Entries with chart source code:
╔══

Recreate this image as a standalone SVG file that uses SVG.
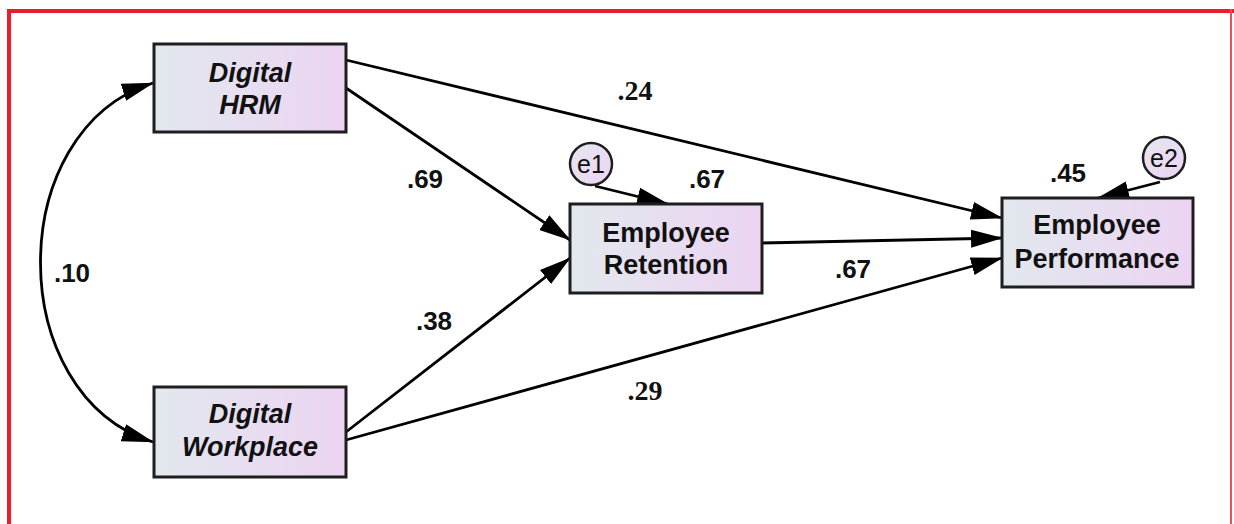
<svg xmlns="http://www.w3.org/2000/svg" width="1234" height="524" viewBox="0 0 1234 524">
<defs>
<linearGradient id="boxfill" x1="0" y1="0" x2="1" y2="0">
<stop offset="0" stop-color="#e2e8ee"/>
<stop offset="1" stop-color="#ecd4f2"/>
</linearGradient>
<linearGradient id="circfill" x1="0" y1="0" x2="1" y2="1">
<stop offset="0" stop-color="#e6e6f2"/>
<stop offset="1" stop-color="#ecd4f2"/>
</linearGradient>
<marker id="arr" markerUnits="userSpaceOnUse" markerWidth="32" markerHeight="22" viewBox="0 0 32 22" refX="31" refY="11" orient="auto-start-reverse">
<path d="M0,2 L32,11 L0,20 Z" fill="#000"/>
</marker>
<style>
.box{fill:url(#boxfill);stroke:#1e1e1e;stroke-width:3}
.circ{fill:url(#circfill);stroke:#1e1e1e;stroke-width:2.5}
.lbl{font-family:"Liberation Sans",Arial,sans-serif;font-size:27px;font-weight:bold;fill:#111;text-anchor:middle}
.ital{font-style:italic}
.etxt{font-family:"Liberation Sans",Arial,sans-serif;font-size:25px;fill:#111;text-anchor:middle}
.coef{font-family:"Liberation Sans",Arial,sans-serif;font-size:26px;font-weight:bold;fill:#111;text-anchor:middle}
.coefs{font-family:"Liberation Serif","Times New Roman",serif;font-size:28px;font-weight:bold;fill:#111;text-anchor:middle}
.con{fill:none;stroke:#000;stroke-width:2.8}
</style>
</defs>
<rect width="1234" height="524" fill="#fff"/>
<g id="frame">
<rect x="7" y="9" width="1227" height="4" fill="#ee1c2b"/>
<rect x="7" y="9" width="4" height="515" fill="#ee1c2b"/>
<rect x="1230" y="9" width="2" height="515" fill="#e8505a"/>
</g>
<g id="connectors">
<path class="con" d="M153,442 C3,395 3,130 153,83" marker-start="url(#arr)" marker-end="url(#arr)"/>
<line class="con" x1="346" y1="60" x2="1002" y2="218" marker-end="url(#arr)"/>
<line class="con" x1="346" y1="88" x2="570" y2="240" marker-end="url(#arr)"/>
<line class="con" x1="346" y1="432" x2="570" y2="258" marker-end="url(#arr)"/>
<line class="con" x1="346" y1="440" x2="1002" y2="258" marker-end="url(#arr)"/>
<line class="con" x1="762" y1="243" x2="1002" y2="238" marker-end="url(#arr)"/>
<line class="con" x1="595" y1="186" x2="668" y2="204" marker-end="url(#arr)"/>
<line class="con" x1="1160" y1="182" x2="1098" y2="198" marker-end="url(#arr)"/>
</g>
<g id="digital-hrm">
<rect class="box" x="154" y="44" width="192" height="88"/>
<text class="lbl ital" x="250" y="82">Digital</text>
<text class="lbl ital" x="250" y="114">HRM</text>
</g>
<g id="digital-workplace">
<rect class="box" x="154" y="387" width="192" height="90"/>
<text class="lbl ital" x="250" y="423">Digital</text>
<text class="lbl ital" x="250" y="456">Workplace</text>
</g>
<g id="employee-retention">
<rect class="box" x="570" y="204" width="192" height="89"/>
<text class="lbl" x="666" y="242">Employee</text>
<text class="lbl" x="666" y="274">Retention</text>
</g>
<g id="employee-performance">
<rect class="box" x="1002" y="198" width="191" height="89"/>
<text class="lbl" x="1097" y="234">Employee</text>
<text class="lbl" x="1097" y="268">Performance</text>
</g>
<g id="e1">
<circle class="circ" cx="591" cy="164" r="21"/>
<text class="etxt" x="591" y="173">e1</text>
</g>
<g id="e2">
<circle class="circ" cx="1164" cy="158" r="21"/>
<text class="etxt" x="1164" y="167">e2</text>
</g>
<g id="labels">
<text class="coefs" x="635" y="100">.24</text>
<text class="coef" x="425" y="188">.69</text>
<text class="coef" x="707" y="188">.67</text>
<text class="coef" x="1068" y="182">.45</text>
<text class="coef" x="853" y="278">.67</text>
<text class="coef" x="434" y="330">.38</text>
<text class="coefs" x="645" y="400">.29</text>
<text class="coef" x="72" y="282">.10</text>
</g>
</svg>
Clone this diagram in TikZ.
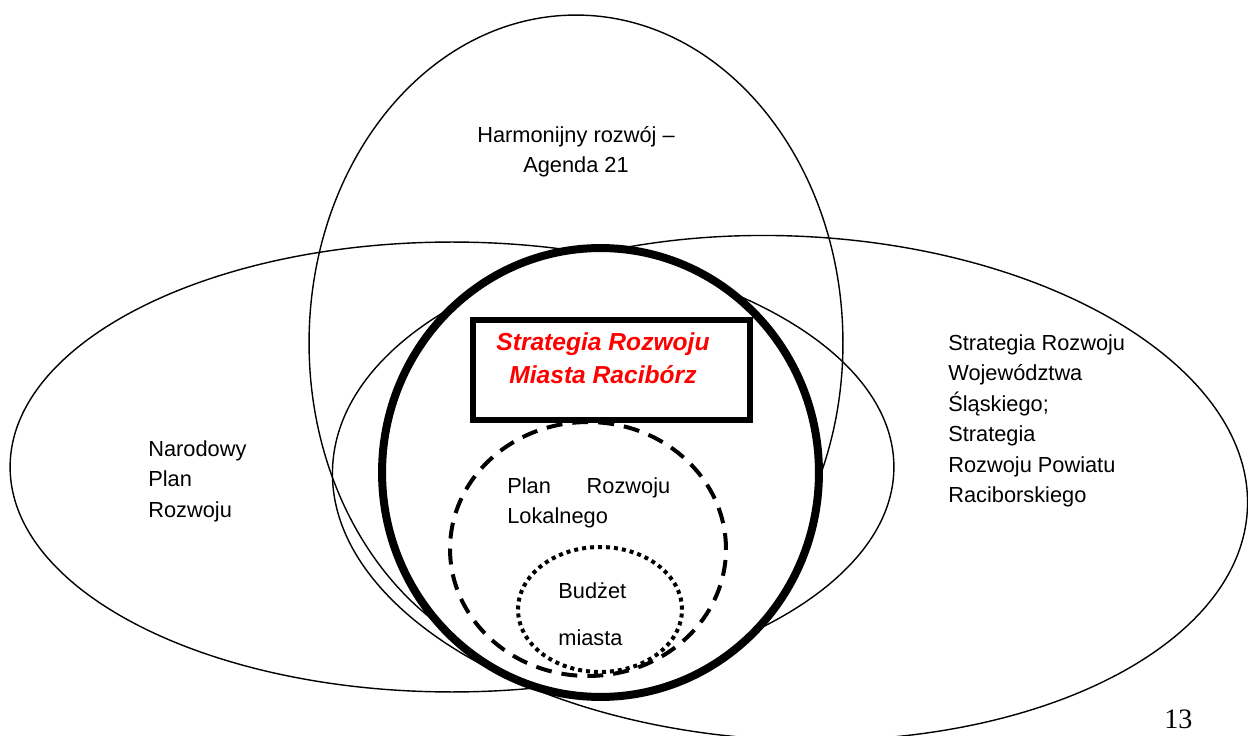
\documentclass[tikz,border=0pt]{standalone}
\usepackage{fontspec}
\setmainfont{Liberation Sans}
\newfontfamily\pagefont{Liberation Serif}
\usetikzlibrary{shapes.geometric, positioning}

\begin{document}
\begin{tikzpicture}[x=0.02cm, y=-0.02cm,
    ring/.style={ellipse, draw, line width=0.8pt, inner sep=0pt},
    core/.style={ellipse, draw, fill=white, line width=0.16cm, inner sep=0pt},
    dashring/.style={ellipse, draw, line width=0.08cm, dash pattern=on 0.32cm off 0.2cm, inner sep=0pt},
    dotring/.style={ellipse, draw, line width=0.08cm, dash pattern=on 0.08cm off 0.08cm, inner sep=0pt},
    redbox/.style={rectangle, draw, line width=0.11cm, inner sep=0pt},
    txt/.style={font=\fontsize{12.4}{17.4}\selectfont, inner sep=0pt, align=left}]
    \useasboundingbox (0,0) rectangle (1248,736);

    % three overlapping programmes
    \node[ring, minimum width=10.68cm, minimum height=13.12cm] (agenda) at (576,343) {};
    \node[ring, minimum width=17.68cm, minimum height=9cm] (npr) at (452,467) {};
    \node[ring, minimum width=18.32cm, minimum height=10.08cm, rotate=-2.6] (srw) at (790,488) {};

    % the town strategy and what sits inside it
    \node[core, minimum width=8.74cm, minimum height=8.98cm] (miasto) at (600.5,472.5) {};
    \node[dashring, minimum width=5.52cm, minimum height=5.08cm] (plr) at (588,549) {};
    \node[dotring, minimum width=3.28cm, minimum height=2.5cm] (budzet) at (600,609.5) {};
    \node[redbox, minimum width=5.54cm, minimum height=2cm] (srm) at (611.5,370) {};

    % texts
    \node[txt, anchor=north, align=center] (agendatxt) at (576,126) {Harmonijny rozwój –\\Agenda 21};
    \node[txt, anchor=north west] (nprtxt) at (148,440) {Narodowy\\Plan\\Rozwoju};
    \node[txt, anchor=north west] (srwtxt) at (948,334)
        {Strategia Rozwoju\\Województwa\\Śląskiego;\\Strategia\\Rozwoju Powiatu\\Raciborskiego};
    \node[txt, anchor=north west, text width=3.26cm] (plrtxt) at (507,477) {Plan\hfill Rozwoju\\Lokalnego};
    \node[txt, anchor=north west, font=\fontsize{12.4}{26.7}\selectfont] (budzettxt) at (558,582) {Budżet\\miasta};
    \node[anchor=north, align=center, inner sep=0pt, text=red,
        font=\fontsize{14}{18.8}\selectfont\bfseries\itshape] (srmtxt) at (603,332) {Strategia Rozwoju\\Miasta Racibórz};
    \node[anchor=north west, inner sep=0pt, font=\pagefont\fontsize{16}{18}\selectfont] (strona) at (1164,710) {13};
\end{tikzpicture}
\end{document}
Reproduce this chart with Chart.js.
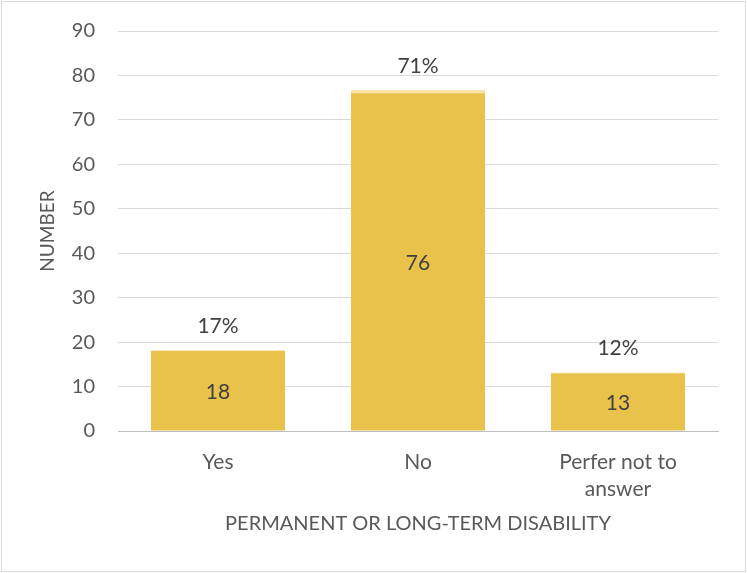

╚══

**Work to do:** The pictures in the entries should be left out; output everything else exactly.

**Result of this task:**
Recreate this image as a standalone SVG file that uses SVG.
<svg xmlns="http://www.w3.org/2000/svg" width="1234" height="524" viewBox="0 0 1234 524">
<defs>
<linearGradient id="boxfill" x1="0" y1="0" x2="1" y2="0">
<stop offset="0" stop-color="#e2e8ee"/>
<stop offset="1" stop-color="#ecd4f2"/>
</linearGradient>
<linearGradient id="circfill" x1="0" y1="0" x2="1" y2="1">
<stop offset="0" stop-color="#e6e6f2"/>
<stop offset="1" stop-color="#ecd4f2"/>
</linearGradient>
<marker id="arr" markerUnits="userSpaceOnUse" markerWidth="32" markerHeight="22" viewBox="0 0 32 22" refX="31" refY="11" orient="auto-start-reverse">
<path d="M0,2 L32,11 L0,20 Z" fill="#000"/>
</marker>
<style>
.box{fill:url(#boxfill);stroke:#1e1e1e;stroke-width:3}
.circ{fill:url(#circfill);stroke:#1e1e1e;stroke-width:2.5}
.lbl{font-family:"Liberation Sans",Arial,sans-serif;font-size:27px;font-weight:bold;fill:#111;text-anchor:middle}
.ital{font-style:italic}
.etxt{font-family:"Liberation Sans",Arial,sans-serif;font-size:25px;fill:#111;text-anchor:middle}
.coef{font-family:"Liberation Sans",Arial,sans-serif;font-size:26px;font-weight:bold;fill:#111;text-anchor:middle}
.coefs{font-family:"Liberation Serif","Times New Roman",serif;font-size:28px;font-weight:bold;fill:#111;text-anchor:middle}
.con{fill:none;stroke:#000;stroke-width:2.8}
</style>
</defs>
<rect width="1234" height="524" fill="#fff"/>
<g id="frame">
<rect x="7" y="9" width="1227" height="4" fill="#ee1c2b"/>
<rect x="7" y="9" width="4" height="515" fill="#ee1c2b"/>
<rect x="1230" y="9" width="2" height="515" fill="#e8505a"/>
</g>
<g id="connectors">
<path class="con" d="M153,442 C3,395 3,130 153,83" marker-start="url(#arr)" marker-end="url(#arr)"/>
<line class="con" x1="346" y1="60" x2="1002" y2="218" marker-end="url(#arr)"/>
<line class="con" x1="346" y1="88" x2="570" y2="240" marker-end="url(#arr)"/>
<line class="con" x1="346" y1="432" x2="570" y2="258" marker-end="url(#arr)"/>
<line class="con" x1="346" y1="440" x2="1002" y2="258" marker-end="url(#arr)"/>
<line class="con" x1="762" y1="243" x2="1002" y2="238" marker-end="url(#arr)"/>
<line class="con" x1="595" y1="186" x2="668" y2="204" marker-end="url(#arr)"/>
<line class="con" x1="1160" y1="182" x2="1098" y2="198" marker-end="url(#arr)"/>
</g>
<g id="digital-hrm">
<rect class="box" x="154" y="44" width="192" height="88"/>
<text class="lbl ital" x="250" y="82">Digital</text>
<text class="lbl ital" x="250" y="114">HRM</text>
</g>
<g id="digital-workplace">
<rect class="box" x="154" y="387" width="192" height="90"/>
<text class="lbl ital" x="250" y="423">Digital</text>
<text class="lbl ital" x="250" y="456">Workplace</text>
</g>
<g id="employee-retention">
<rect class="box" x="570" y="204" width="192" height="89"/>
<text class="lbl" x="666" y="242">Employee</text>
<text class="lbl" x="666" y="274">Retention</text>
</g>
<g id="employee-performance">
<rect class="box" x="1002" y="198" width="191" height="89"/>
<text class="lbl" x="1097" y="234">Employee</text>
<text class="lbl" x="1097" y="268">Performance</text>
</g>
<g id="e1">
<circle class="circ" cx="591" cy="164" r="21"/>
<text class="etxt" x="591" y="173">e1</text>
</g>
<g id="e2">
<circle class="circ" cx="1164" cy="158" r="21"/>
<text class="etxt" x="1164" y="167">e2</text>
</g>
<g id="labels">
<text class="coefs" x="635" y="100">.24</text>
<text class="coef" x="425" y="188">.69</text>
<text class="coef" x="707" y="188">.67</text>
<text class="coef" x="1068" y="182">.45</text>
<text class="coef" x="853" y="278">.67</text>
<text class="coef" x="434" y="330">.38</text>
<text class="coefs" x="645" y="400">.29</text>
<text class="coef" x="72" y="282">.10</text>
</g>
</svg>
Clone this diagram in TikZ.
\documentclass[tikz,border=0pt]{standalone}
\usepackage{fontspec}
\setmainfont{Liberation Sans}
\newfontfamily\pagefont{Liberation Serif}
\usetikzlibrary{shapes.geometric, positioning}

\begin{document}
\begin{tikzpicture}[x=0.02cm, y=-0.02cm,
    ring/.style={ellipse, draw, line width=0.8pt, inner sep=0pt},
    core/.style={ellipse, draw, fill=white, line width=0.16cm, inner sep=0pt},
    dashring/.style={ellipse, draw, line width=0.08cm, dash pattern=on 0.32cm off 0.2cm, inner sep=0pt},
    dotring/.style={ellipse, draw, line width=0.08cm, dash pattern=on 0.08cm off 0.08cm, inner sep=0pt},
    redbox/.style={rectangle, draw, line width=0.11cm, inner sep=0pt},
    txt/.style={font=\fontsize{12.4}{17.4}\selectfont, inner sep=0pt, align=left}]
    \useasboundingbox (0,0) rectangle (1248,736);

    % three overlapping programmes
    \node[ring, minimum width=10.68cm, minimum height=13.12cm] (agenda) at (576,343) {};
    \node[ring, minimum width=17.68cm, minimum height=9cm] (npr) at (452,467) {};
    \node[ring, minimum width=18.32cm, minimum height=10.08cm, rotate=-2.6] (srw) at (790,488) {};

    % the town strategy and what sits inside it
    \node[core, minimum width=8.74cm, minimum height=8.98cm] (miasto) at (600.5,472.5) {};
    \node[dashring, minimum width=5.52cm, minimum height=5.08cm] (plr) at (588,549) {};
    \node[dotring, minimum width=3.28cm, minimum height=2.5cm] (budzet) at (600,609.5) {};
    \node[redbox, minimum width=5.54cm, minimum height=2cm] (srm) at (611.5,370) {};

    % texts
    \node[txt, anchor=north, align=center] (agendatxt) at (576,126) {Harmonijny rozwój –\\Agenda 21};
    \node[txt, anchor=north west] (nprtxt) at (148,440) {Narodowy\\Plan\\Rozwoju};
    \node[txt, anchor=north west] (srwtxt) at (948,334)
        {Strategia Rozwoju\\Województwa\\Śląskiego;\\Strategia\\Rozwoju Powiatu\\Raciborskiego};
    \node[txt, anchor=north west, text width=3.26cm] (plrtxt) at (507,477) {Plan\hfill Rozwoju\\Lokalnego};
    \node[txt, anchor=north west, font=\fontsize{12.4}{26.7}\selectfont] (budzettxt) at (558,582) {Budżet\\miasta};
    \node[anchor=north, align=center, inner sep=0pt, text=red,
        font=\fontsize{14}{18.8}\selectfont\bfseries\itshape] (srmtxt) at (603,332) {Strategia Rozwoju\\Miasta Racibórz};
    \node[anchor=north west, inner sep=0pt, font=\pagefont\fontsize{16}{18}\selectfont] (strona) at (1164,710) {13};
\end{tikzpicture}
\end{document}
Reproduce this chart with Chart.js.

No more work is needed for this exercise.